Entries with chart source code:
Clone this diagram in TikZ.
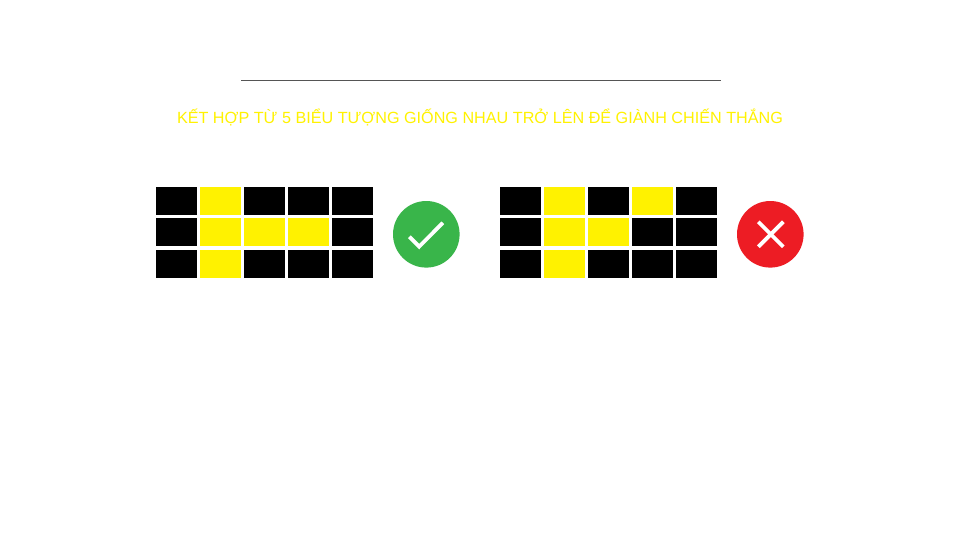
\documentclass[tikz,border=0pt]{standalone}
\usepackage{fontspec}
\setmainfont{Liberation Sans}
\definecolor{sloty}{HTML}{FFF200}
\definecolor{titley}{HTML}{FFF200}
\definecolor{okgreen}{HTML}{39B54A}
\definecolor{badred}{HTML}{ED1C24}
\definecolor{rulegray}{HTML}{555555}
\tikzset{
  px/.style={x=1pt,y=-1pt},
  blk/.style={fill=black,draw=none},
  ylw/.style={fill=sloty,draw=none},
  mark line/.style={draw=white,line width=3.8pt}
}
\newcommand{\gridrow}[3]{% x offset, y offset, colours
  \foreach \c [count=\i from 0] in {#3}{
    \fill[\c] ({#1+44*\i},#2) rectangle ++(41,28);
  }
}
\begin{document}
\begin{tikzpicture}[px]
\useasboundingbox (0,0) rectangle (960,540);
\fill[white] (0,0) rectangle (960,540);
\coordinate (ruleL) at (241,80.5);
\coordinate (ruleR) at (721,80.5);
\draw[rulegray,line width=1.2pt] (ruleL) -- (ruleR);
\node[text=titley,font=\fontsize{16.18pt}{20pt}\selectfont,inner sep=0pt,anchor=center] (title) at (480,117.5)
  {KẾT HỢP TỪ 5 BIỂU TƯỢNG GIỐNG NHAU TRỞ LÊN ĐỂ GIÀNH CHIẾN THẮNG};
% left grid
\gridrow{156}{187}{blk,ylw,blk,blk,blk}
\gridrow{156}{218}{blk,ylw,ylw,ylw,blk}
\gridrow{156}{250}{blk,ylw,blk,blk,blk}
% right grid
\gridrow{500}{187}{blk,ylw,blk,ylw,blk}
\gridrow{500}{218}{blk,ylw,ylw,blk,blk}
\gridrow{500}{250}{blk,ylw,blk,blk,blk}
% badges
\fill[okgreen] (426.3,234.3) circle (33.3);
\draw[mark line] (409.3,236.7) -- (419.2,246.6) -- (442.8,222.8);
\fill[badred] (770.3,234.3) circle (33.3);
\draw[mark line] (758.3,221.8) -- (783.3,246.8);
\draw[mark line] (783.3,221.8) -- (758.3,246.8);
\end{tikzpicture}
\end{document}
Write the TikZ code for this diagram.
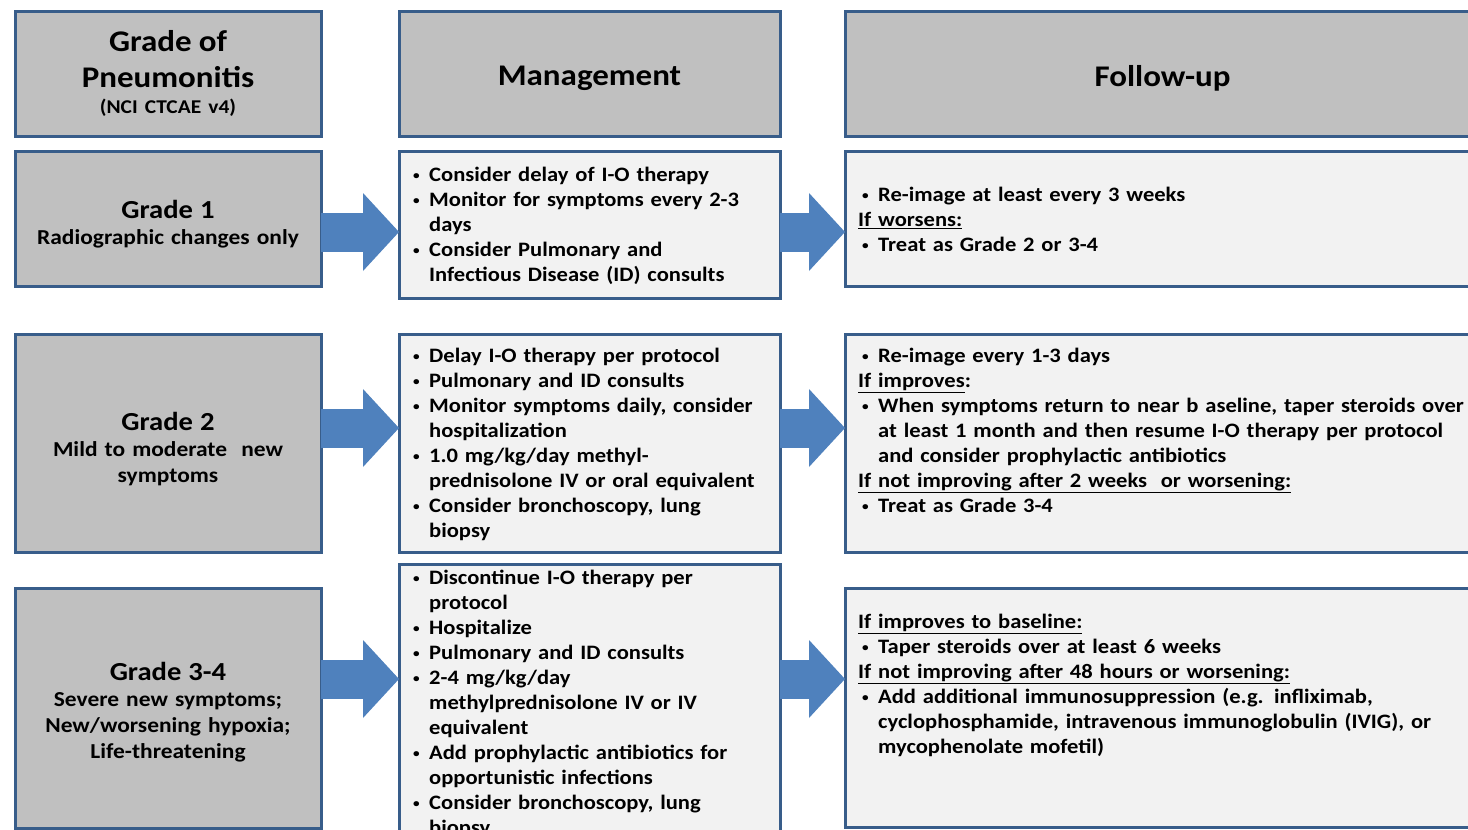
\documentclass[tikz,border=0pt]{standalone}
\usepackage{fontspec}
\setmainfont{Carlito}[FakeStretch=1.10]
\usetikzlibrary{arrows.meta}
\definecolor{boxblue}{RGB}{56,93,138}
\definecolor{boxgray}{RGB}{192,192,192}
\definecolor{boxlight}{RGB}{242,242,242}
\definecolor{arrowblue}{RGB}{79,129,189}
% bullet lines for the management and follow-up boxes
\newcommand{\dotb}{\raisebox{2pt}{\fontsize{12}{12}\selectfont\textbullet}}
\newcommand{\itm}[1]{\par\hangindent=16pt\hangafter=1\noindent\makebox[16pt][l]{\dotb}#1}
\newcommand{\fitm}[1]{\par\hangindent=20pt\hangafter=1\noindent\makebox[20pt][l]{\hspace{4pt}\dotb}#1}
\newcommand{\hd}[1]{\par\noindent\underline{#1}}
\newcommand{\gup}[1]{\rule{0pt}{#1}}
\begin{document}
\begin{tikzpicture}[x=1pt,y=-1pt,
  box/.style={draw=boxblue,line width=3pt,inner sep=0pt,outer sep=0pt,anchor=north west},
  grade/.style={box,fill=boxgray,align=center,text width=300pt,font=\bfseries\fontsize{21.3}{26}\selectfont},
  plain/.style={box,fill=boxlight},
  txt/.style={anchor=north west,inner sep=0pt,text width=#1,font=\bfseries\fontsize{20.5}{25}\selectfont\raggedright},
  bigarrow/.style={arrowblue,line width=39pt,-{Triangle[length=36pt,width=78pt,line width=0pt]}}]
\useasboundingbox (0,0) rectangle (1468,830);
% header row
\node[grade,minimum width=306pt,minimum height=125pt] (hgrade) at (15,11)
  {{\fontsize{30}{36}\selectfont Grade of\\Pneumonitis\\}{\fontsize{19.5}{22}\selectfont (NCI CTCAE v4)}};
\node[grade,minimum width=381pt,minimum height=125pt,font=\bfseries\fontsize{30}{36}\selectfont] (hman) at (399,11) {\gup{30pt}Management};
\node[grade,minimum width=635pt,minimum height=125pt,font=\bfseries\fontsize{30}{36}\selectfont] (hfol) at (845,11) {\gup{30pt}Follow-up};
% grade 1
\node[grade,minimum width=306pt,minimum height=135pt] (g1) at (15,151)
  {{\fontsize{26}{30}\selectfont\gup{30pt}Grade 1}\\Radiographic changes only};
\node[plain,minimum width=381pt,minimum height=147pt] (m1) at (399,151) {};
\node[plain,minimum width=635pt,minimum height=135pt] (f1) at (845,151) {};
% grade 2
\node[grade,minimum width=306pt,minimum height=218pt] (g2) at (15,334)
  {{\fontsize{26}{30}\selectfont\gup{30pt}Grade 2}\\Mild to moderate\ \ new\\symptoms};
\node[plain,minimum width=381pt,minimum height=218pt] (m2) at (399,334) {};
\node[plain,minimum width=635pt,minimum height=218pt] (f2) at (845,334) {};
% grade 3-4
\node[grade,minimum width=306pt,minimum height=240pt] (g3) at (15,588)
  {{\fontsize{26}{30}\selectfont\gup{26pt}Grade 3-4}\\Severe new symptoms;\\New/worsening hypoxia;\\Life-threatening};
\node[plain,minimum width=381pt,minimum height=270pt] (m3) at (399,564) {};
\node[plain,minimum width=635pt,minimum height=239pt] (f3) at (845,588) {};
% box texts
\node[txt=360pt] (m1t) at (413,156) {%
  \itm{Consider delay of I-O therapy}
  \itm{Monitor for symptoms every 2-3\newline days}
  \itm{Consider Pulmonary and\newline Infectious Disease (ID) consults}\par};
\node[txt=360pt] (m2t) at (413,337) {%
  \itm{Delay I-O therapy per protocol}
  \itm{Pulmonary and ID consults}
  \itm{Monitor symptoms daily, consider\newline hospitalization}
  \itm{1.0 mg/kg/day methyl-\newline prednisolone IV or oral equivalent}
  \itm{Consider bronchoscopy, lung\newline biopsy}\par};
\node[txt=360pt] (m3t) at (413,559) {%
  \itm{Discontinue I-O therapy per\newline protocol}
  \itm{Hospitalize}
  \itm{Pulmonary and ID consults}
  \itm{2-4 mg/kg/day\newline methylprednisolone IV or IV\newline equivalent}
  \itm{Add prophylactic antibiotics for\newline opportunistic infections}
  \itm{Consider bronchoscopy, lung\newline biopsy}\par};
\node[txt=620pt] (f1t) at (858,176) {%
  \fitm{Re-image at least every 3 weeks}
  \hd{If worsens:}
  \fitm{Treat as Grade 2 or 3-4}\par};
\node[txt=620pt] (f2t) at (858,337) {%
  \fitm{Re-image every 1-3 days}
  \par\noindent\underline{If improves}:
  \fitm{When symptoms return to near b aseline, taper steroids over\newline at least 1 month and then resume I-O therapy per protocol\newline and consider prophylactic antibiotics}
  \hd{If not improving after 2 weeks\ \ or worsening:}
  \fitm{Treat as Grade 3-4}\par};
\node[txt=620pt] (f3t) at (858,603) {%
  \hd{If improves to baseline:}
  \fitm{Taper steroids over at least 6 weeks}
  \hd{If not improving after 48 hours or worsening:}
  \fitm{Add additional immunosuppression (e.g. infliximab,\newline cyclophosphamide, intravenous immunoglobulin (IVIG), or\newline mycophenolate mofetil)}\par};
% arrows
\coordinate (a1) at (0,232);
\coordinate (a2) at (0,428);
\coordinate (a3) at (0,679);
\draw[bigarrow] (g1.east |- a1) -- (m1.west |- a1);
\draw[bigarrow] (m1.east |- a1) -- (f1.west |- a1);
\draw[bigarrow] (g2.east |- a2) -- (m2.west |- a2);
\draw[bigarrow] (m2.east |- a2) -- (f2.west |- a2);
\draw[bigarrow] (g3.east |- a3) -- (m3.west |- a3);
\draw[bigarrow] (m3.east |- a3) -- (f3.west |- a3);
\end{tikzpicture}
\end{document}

**Task directions:** Report how many lines include the word "this". Give nothing but the number.

**Problem solution:** 2